Cavanaugh, a conservative stalwart since the 1990s, will likely face a daunting array of male challengers in a State with only one female serving as a constitutional officer (Lt. Gov. Kay Ivey is the only woman holding a statewide office).
In a phone conversation with The Alabama Political Reporter, Cavanaugh said she was doing her due diligence as required by State law but was not ready to announce her candidacy at this time. Alabama State law does not have an option for a potential gubernatorial candidate to form an exploratory committee.
Depending on where Fortune’s Wheel lands for Gov. Bentley after the Ethics Commission’s meeting on April 5, Ivey could find herself as the 54th Governor of Alabama. She would be the only female to hold that post since Lurleen B. Wallace was elected the 46th Governor. She served for fifteen months, from January 1967 until her death in May 1968.

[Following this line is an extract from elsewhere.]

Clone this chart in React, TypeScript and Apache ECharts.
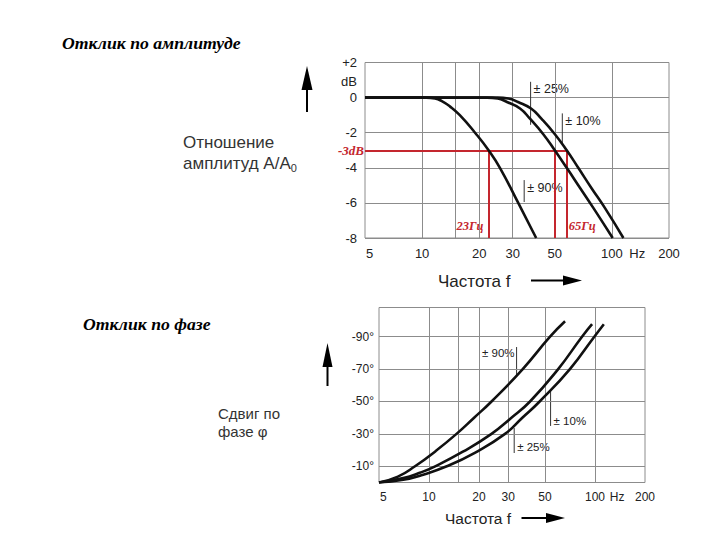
import React, { useEffect, useRef } from 'react';
import * as echarts from 'echarts';

// ---- axes ----
const xGridFreqs = [10, 15, 20, 30, 50, 100];
const xTickFreqs = [5, 10, 20, 30, 50, 100, 200];
const hzTickFreq = 136;
const phaseGridDeg = [-10, -30, -50, -70, -90];

// ---- amplitude response (Hz, dB) ----
const ampFreq90 = [5, 10.5, 11.7, 12.7, 14, 15.8, 19, 22.4, 25.7, 32.1, 39.9];
const ampDb90 = [0, 0, -0.05, -0.2, -0.5, -1, -2, -3.0, -4, -6, -8];
const ampFreq10 = [5, 22, 25, 28, 32.8, 37, 43.6, 50, 57.8, 68, 80, 101];
const ampDb10 = [0, 0, -0.05, -0.25, -0.62, -1.2, -2.1, -3.0, -4.0, -5.15, -6.3, -8];
const ampFreq25 = [5, 25, 28.5, 32, 37.5, 42.5, 50.2, 57.8, 66.5, 78, 92, 115];
const ampDb25 = [0, 0, -0.05, -0.25, -0.62, -1.2, -2.1, -3.0, -4.0, -5.15, -6.3, -8];

// ---- phase response (Hz, degrees) ----
const phaseFreq90 = [5, 6.5, 8.24, 11, 14.65, 18.7, 23.8, 36.7, 53.6, 66];
const phaseDeg90 = [0, -3.6, -10, -19.5, -30, -40, -50, -70, -90, -99.5];
const phaseFreq10 = [5, 7, 8.8, 10.9, 16, 23.8, 31, 40.6, 60, 83.5, 96];
const phaseDeg10 = [0, -2.7, -6, -10, -19, -30, -39.5, -50, -70, -90, -97.7];
const phaseFreq25 = [5, 7, 9, 12.8, 19, 28.7, 36.5, 46.4, 70.6, 99, 113];
const phaseDeg25 = [0, -1.7, -4.5, -10, -18.5, -30, -40, -50, -70, -90, -97.7];

// ---- -3 dB cut-off marks ----
const cutoffDb = -3;
const cutoffFreqs = [22.4, 50, 57.8];
const cutoffLabels = ['23Гц', '65Гц'];

// ---- curve annotations ----
const ampNotes = [
  { text: '± 25%', freq: 37.3, from: 0.9, to: -1.55, at: 0.5 },
  { text: '± 10%', freq: 54.8, from: -0.9, to: -2.6, at: -1.33 },
  { text: '± 90%', freq: 34.5, from: -4.7, to: -5.95, at: -5.13 },
];
const phaseNotes = [
  { text: '± 90%', freq: 33.7, from: -83.6, to: -65.7, at: -79.9, left: true },
  { text: '± 10%', freq: 54, from: -56.5, to: -34.9, at: -38.1, left: false },
  { text: '± 25%', freq: 32.6, from: -33.6, to: -18.2, at: -21.7, left: false },
];

const zip = (xs: number[], ys: number[]) => xs.map((x, i) => [x, ys[i]]);

const GRID_COLOR = '#8c8c8c';
const CURVE_COLOR = '#111';
const RED = '#c4262e';
const SANS = 'Liberation Sans, Arial, sans-serif';
const SERIF = 'Liberation Serif, Times New Roman, serif';

const curve = (data: number[][], gi: number) => ({
  type: 'line',
  xAxisIndex: gi,
  yAxisIndex: gi,
  data,
  symbol: 'none',
  smooth: 0.5,
  z: 5,
  lineStyle: { color: CURVE_COLOR, width: 2.6 },
});

export default function App() {
  const ref = useRef<HTMLDivElement>(null);
  useEffect(() => {
    const chart = echarts.init(ref.current!, null, { renderer: 'svg' });
    const grid0 = { left: 365, top: 62.5, width: 304, height: 175.5 };
    const grid1 = { left: 379, top: 307.5, width: 266, height: 175 };
    const logAxis = (gi: number) => ({
      type: 'log',
      logBase: 10,
      gridIndex: gi,
      min: 5,
      max: 200,
      axisLine: { show: false },
      axisTick: { show: false },
      axisLabel: { show: false },
      splitLine: { show: false },
    });
    const gridMark = (extra: any[]) => ({
      silent: true,
      symbol: ['none', 'none'],
      label: { show: false },
      lineStyle: { color: GRID_COLOR, width: 1, type: 'solid' },
      data: [...xGridFreqs.map((f) => ({ xAxis: f })), ...extra],
    });
    const option: any = {
      animation: false,
      backgroundColor: '#fff',
      grid: [
        { ...grid0, show: true, borderColor: GRID_COLOR, borderWidth: 1 },
        { ...grid1, show: true, borderColor: GRID_COLOR, borderWidth: 1 },
      ],
      xAxis: [logAxis(0), logAxis(1)],
      yAxis: [
        {
          type: 'value',
          gridIndex: 0,
          min: -8,
          max: 2,
          interval: 2,
          axisLine: { show: false },
          axisTick: { show: false },
          axisLabel: {
            margin: 8,
            fontSize: 13,
            color: '#222',
            fontFamily: SANS,
            formatter: (v: number) => (v > 0 ? '+' + v : String(v)),
          },
          splitLine: { show: true, lineStyle: { color: GRID_COLOR, width: 1 } },
        },
        {
          type: 'value',
          gridIndex: 1,
          inverse: true,
          min: -108,
          max: 0,
          axisLine: { show: false },
          axisTick: { show: false },
          axisLabel: { show: false },
          splitLine: { show: false },
        },
      ],
      series: [
        {
          type: 'line',
          xAxisIndex: 0,
          yAxisIndex: 0,
          data: zip(ampFreq90, ampDb90),
          symbol: 'none',
          lineStyle: { opacity: 0 },
          z: 1,
          markLine: gridMark([]),
        },
        {
          type: 'line',
          xAxisIndex: 1,
          yAxisIndex: 1,
          data: zip(phaseFreq90, phaseDeg90),
          symbol: 'none',
          lineStyle: { opacity: 0 },
          z: 1,
          markLine: gridMark(phaseGridDeg.map((d) => ({ yAxis: d }))),
        },
        {
          type: 'line',
          xAxisIndex: 0,
          yAxisIndex: 0,
          data: zip(ampFreq90, ampDb90),
          symbol: 'none',
          lineStyle: { opacity: 0 },
          z: 3,
          markLine: {
            silent: true,
            symbol: ['none', 'none'],
            label: { show: false },
            lineStyle: { color: RED, width: 2, type: 'solid' },
            data: [
              [{ coord: [5, cutoffDb] }, { coord: [Math.max(...cutoffFreqs), cutoffDb] }],
              ...cutoffFreqs.map((f) => [{ coord: [f, cutoffDb] }, { coord: [f, -8] }]),
            ],
          },
        },
        curve(zip(ampFreq90, ampDb90), 0),
        curve(zip(ampFreq10, ampDb10), 0),
        curve(zip(ampFreq25, ampDb25), 0),
        curve(zip(phaseFreq90, phaseDeg90), 1),
        curve(zip(phaseFreq10, phaseDeg10), 1),
        curve(zip(phaseFreq25, phaseDeg25), 1),
      ],
    };
    chart.setOption(option);

    const P = (gi: number, f: number, v: number) =>
      chart.convertToPixel({ xAxisIndex: gi, yAxisIndex: gi } as any, [f, v]) as number[];
    const g: any[] = [];
    const txt = (x: number, y: number, text: string, font: string, fill: string, align = 'left') =>
      g.push({
        type: 'text',
        x,
        y,
        style: { text, font, fill, textAlign: align, textVerticalAlign: 'middle' },
      });
    const seg = (x1: number, y1: number, x2: number, y2: number, stroke: string, w: number) =>
      g.push({ type: 'line', shape: { x1, y1, x2, y2 }, style: { stroke, lineWidth: w } });
    const tri = (pts: number[][]) => g.push({ type: 'polygon', shape: { points: pts }, style: { fill: '#000' } });

    // x tick labels
    const tickRows = [
      { gi: 0, yv: -8, dy: 15, size: 13 },
      { gi: 1, yv: 0, dy: 14, size: 12 },
    ];
    tickRows.forEach(({ gi, yv, dy, size }) => {
      xTickFreqs.forEach((f, i) => {
        const [x, y] = P(gi, f, yv);
        txt(i === 0 ? x + 1 : x, y + dy, String(f), `${size}px ${SANS}`, '#222', i === 0 ? 'left' : 'center');
      });
      const [hx, hy] = P(gi, hzTickFreq, yv);
      txt(hx, hy + dy, 'Hz', `${size}px ${SANS}`, '#222', 'center');
    });
    // phase tick labels
    phaseGridDeg.forEach((d) => {
      const [x, y] = P(1, 5, d);
      txt(x - 5, y, '-' + Math.abs(d) + '°', `12px ${SANS}`, '#222', 'right');
    });
    // dB unit
    {
      const [x, y] = P(0, 5, 0.9);
      txt(x - 8, y, 'dB', `13px ${SANS}`, '#222', 'right');
    }
    // red -3 dB annotations
    {
      const [x, y] = P(0, 5, cutoffDb);
      txt(x - 1, y, '-3dB', `italic bold 13px ${SERIF}`, RED, 'right');
      const [x1, y1] = P(0, cutoffFreqs[0], -7.33);
      txt(x1 - 5, y1, cutoffLabels[0], `italic bold 12.5px ${SERIF}`, RED, 'right');
      const [x2, y2] = P(0, cutoffFreqs[2], -7.33);
      txt(x2 + 2, y2, cutoffLabels[1], `italic bold 12.5px ${SERIF}`, RED, 'left');
    }
    // curve notes
    ampNotes.forEach((n) => {
      const [x, y1] = P(0, n.freq, n.from);
      const [, y2] = P(0, n.freq, n.to);
      const [, yt] = P(0, n.freq, n.at);
      seg(x, y1, x, y2, '#333', 1);
      txt(x + 3, yt, n.text, `12.5px ${SANS}`, '#222', 'left');
    });
    phaseNotes.forEach((n) => {
      const [x, y1] = P(1, n.freq, n.from);
      const [, y2] = P(1, n.freq, n.to);
      const [, yt] = P(1, n.freq, n.at);
      seg(x, y1, x, y2, '#333', 1);
      txt(n.left ? x - 2 : x + 3, yt, n.text, `11.5px ${SANS}`, '#222', n.left ? 'right' : 'left');
    });

    // titles and axis captions
    txt(62, 43, 'Отклик по амплитуде', `italic bold 17.7px ${SERIF}`, '#000');
    txt(83, 324, 'Отклик по фазе', `italic bold 17.7px ${SERIF}`, '#000');
    txt(183, 142, 'Отношение', `17px ${SANS}`, '#333');
    g.push({
      type: 'text',
      x: 183,
      y: 163,
      style: {
        text: '{a|амплитуд A/A}{s|0}',
        textVerticalAlign: 'middle',
        rich: {
          a: { font: `17px ${SANS}`, fill: '#333', color: '#333' },
          s: { font: `11px ${SANS}`, fill: '#333', color: '#333', padding: [9, 0, 0, 0] },
        },
      },
    });
    txt(218, 413, 'Сдвиг по', `15px ${SANS}`, '#333');
    txt(218, 431, 'фазе φ', `15px ${SANS}`, '#333');
    txt(438, 281, 'Частота f', `17px ${SANS}`, '#222');
    txt(445, 518.5, 'Частота f', `15.5px ${SANS}`, '#222');

    // arrows
    seg(307, 88, 307, 112, '#000', 2);
    tri([[301.5, 90], [307, 66], [312.5, 90]]);
    seg(327.5, 365, 327.5, 386, '#000', 2);
    tri([[322.5, 367], [327.5, 343], [332.5, 367]]);
    seg(531, 280.5, 565, 280.5, '#000', 2);
    tri([[563, 275.5], [582, 280.5], [563, 285.5]]);
    seg(521.5, 518, 548, 518, '#000', 2);
    tri([[546, 513], [565, 518], [546, 523]]);

    chart.setOption({ graphic: g });
    return () => chart.dispose();
  }, []);
  return (
    <div
      ref={ref}
      style={{ position: 'fixed', left: 0, top: 0, width: 720, height: 540, background: '#fff' }}
    />
  );
}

Over the last few months, statewide polling shows Chief Justice Roy Moore to be the leading contender with Cavanaugh following in second place. Moore regained his seat on the bench when elected again as Chief Justice of the Alabama Supreme Court (November 6, 2012) winning 51.8 percent of the vote over Robert S. Vance. He won the Republican primary on March 13, of that year, receiving 50 percent of the vote.
Moore’s suspension from the bench for the remainder of his term, stemming from an ethics complaint issued by the Southern Poverty Law Center (SPLC), has done nothing to tarnish his reputation among rank and file conservatives.
While Cavanaugh trails Moore by a significant margin, she is edging out the other contenders by an even greater number.
The Goat Hill chattering class, believe others are soon to enter the fray. Agriculture and Industry Commissioner John McMillan, Secretary of State John Merrill, State Treasurer Young Boozer, Senate President Pro Tem Del Marsh, Huntsville Mayor Tommy Battle, and State Auditor Jim Zeigler.
For the moment, Cavanaugh is the only candidate to file officially with the Secretary of State.